Aim of the exercise
Reproduce the records below in full and exactly, without their images.

Charts and diagrams as code
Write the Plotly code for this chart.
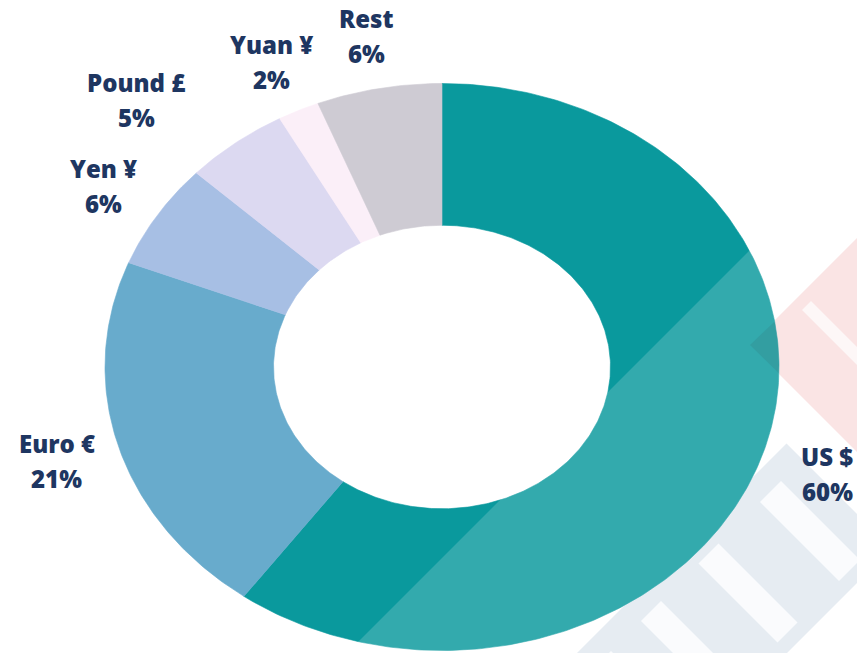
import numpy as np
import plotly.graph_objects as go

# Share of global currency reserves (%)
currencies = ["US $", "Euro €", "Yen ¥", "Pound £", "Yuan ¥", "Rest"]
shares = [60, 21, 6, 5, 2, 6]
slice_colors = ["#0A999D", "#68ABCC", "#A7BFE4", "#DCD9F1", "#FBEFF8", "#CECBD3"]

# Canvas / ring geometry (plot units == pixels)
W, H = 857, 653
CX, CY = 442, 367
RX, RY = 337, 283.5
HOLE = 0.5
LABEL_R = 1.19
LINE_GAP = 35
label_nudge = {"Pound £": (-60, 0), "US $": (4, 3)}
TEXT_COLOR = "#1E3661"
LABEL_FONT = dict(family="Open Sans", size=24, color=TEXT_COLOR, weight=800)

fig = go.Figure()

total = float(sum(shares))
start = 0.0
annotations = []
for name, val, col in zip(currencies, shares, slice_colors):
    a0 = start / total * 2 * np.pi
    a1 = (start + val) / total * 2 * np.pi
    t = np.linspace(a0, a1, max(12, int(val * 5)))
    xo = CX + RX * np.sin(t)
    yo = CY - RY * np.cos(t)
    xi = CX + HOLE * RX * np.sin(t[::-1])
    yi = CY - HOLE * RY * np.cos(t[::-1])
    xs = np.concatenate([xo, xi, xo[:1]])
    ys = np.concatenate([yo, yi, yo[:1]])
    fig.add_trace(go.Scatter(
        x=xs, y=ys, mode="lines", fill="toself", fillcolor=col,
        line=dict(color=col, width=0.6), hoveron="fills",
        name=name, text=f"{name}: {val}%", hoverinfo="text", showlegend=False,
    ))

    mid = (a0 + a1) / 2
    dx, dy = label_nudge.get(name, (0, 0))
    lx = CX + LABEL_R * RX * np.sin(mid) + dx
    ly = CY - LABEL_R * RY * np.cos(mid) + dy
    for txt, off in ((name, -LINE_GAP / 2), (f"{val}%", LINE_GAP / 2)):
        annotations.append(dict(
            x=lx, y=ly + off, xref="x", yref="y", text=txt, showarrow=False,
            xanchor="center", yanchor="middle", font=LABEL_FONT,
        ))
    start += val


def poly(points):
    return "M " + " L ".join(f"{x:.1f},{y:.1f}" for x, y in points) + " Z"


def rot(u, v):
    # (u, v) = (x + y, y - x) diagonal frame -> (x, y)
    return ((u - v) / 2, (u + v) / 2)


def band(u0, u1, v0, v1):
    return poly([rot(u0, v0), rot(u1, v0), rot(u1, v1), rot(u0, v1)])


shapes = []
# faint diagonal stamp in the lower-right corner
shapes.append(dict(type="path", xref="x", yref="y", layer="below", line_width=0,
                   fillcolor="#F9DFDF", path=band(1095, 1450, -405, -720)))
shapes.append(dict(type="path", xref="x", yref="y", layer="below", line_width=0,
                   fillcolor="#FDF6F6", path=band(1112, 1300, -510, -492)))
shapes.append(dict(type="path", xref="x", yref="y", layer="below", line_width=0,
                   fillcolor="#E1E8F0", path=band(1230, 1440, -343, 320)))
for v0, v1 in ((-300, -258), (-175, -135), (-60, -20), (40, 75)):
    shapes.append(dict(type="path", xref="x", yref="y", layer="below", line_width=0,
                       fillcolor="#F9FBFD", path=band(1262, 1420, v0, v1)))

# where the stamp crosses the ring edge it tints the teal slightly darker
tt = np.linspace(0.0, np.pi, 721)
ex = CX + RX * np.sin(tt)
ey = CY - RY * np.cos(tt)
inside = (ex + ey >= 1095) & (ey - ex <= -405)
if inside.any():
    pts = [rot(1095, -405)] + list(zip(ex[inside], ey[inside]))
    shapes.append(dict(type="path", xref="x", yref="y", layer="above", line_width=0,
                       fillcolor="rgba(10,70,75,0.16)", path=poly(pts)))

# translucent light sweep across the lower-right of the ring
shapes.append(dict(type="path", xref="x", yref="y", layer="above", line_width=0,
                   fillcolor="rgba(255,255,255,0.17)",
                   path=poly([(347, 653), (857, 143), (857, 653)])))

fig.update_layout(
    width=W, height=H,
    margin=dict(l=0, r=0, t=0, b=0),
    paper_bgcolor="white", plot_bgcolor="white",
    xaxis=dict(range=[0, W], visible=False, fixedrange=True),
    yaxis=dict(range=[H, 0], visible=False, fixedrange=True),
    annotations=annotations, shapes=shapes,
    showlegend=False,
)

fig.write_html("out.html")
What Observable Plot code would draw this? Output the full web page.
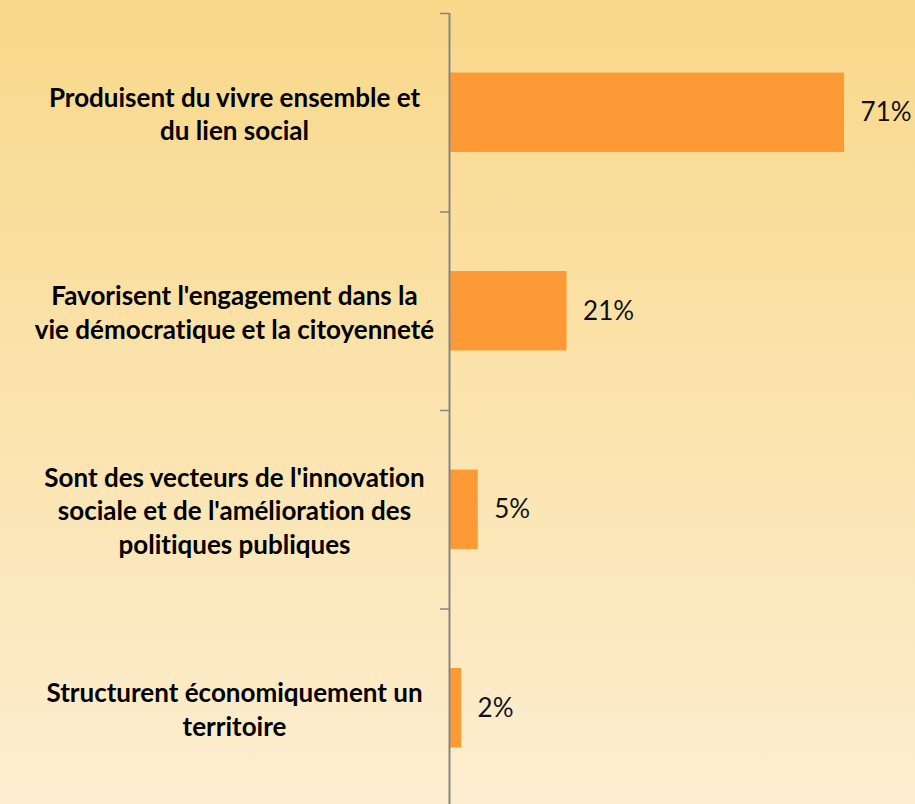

Exercise answer
Write the Plotly code for this chart.
import numpy as np
import plotly.graph_objects as go

# Share of global currency reserves (%)
currencies = ["US $", "Euro €", "Yen ¥", "Pound £", "Yuan ¥", "Rest"]
shares = [60, 21, 6, 5, 2, 6]
slice_colors = ["#0A999D", "#68ABCC", "#A7BFE4", "#DCD9F1", "#FBEFF8", "#CECBD3"]

# Canvas / ring geometry (plot units == pixels)
W, H = 857, 653
CX, CY = 442, 367
RX, RY = 337, 283.5
HOLE = 0.5
LABEL_R = 1.19
LINE_GAP = 35
label_nudge = {"Pound £": (-60, 0), "US $": (4, 3)}
TEXT_COLOR = "#1E3661"
LABEL_FONT = dict(family="Open Sans", size=24, color=TEXT_COLOR, weight=800)

fig = go.Figure()

total = float(sum(shares))
start = 0.0
annotations = []
for name, val, col in zip(currencies, shares, slice_colors):
    a0 = start / total * 2 * np.pi
    a1 = (start + val) / total * 2 * np.pi
    t = np.linspace(a0, a1, max(12, int(val * 5)))
    xo = CX + RX * np.sin(t)
    yo = CY - RY * np.cos(t)
    xi = CX + HOLE * RX * np.sin(t[::-1])
    yi = CY - HOLE * RY * np.cos(t[::-1])
    xs = np.concatenate([xo, xi, xo[:1]])
    ys = np.concatenate([yo, yi, yo[:1]])
    fig.add_trace(go.Scatter(
        x=xs, y=ys, mode="lines", fill="toself", fillcolor=col,
        line=dict(color=col, width=0.6), hoveron="fills",
        name=name, text=f"{name}: {val}%", hoverinfo="text", showlegend=False,
    ))

    mid = (a0 + a1) / 2
    dx, dy = label_nudge.get(name, (0, 0))
    lx = CX + LABEL_R * RX * np.sin(mid) + dx
    ly = CY - LABEL_R * RY * np.cos(mid) + dy
    for txt, off in ((name, -LINE_GAP / 2), (f"{val}%", LINE_GAP / 2)):
        annotations.append(dict(
            x=lx, y=ly + off, xref="x", yref="y", text=txt, showarrow=False,
            xanchor="center", yanchor="middle", font=LABEL_FONT,
        ))
    start += val


def poly(points):
    return "M " + " L ".join(f"{x:.1f},{y:.1f}" for x, y in points) + " Z"


def rot(u, v):
    # (u, v) = (x + y, y - x) diagonal frame -> (x, y)
    return ((u - v) / 2, (u + v) / 2)


def band(u0, u1, v0, v1):
    return poly([rot(u0, v0), rot(u1, v0), rot(u1, v1), rot(u0, v1)])


shapes = []
# faint diagonal stamp in the lower-right corner
shapes.append(dict(type="path", xref="x", yref="y", layer="below", line_width=0,
                   fillcolor="#F9DFDF", path=band(1095, 1450, -405, -720)))
shapes.append(dict(type="path", xref="x", yref="y", layer="below", line_width=0,
                   fillcolor="#FDF6F6", path=band(1112, 1300, -510, -492)))
shapes.append(dict(type="path", xref="x", yref="y", layer="below", line_width=0,
                   fillcolor="#E1E8F0", path=band(1230, 1440, -343, 320)))
for v0, v1 in ((-300, -258), (-175, -135), (-60, -20), (40, 75)):
    shapes.append(dict(type="path", xref="x", yref="y", layer="below", line_width=0,
                       fillcolor="#F9FBFD", path=band(1262, 1420, v0, v1)))

# where the stamp crosses the ring edge it tints the teal slightly darker
tt = np.linspace(0.0, np.pi, 721)
ex = CX + RX * np.sin(tt)
ey = CY - RY * np.cos(tt)
inside = (ex + ey >= 1095) & (ey - ex <= -405)
if inside.any():
    pts = [rot(1095, -405)] + list(zip(ex[inside], ey[inside]))
    shapes.append(dict(type="path", xref="x", yref="y", layer="above", line_width=0,
                       fillcolor="rgba(10,70,75,0.16)", path=poly(pts)))

# translucent light sweep across the lower-right of the ring
shapes.append(dict(type="path", xref="x", yref="y", layer="above", line_width=0,
                   fillcolor="rgba(255,255,255,0.17)",
                   path=poly([(347, 653), (857, 143), (857, 653)])))

fig.update_layout(
    width=W, height=H,
    margin=dict(l=0, r=0, t=0, b=0),
    paper_bgcolor="white", plot_bgcolor="white",
    xaxis=dict(range=[0, W], visible=False, fixedrange=True),
    yaxis=dict(range=[H, 0], visible=False, fixedrange=True),
    annotations=annotations, shapes=shapes,
    showlegend=False,
)

fig.write_html("out.html")
What Observable Plot code would draw this? Output the full web page.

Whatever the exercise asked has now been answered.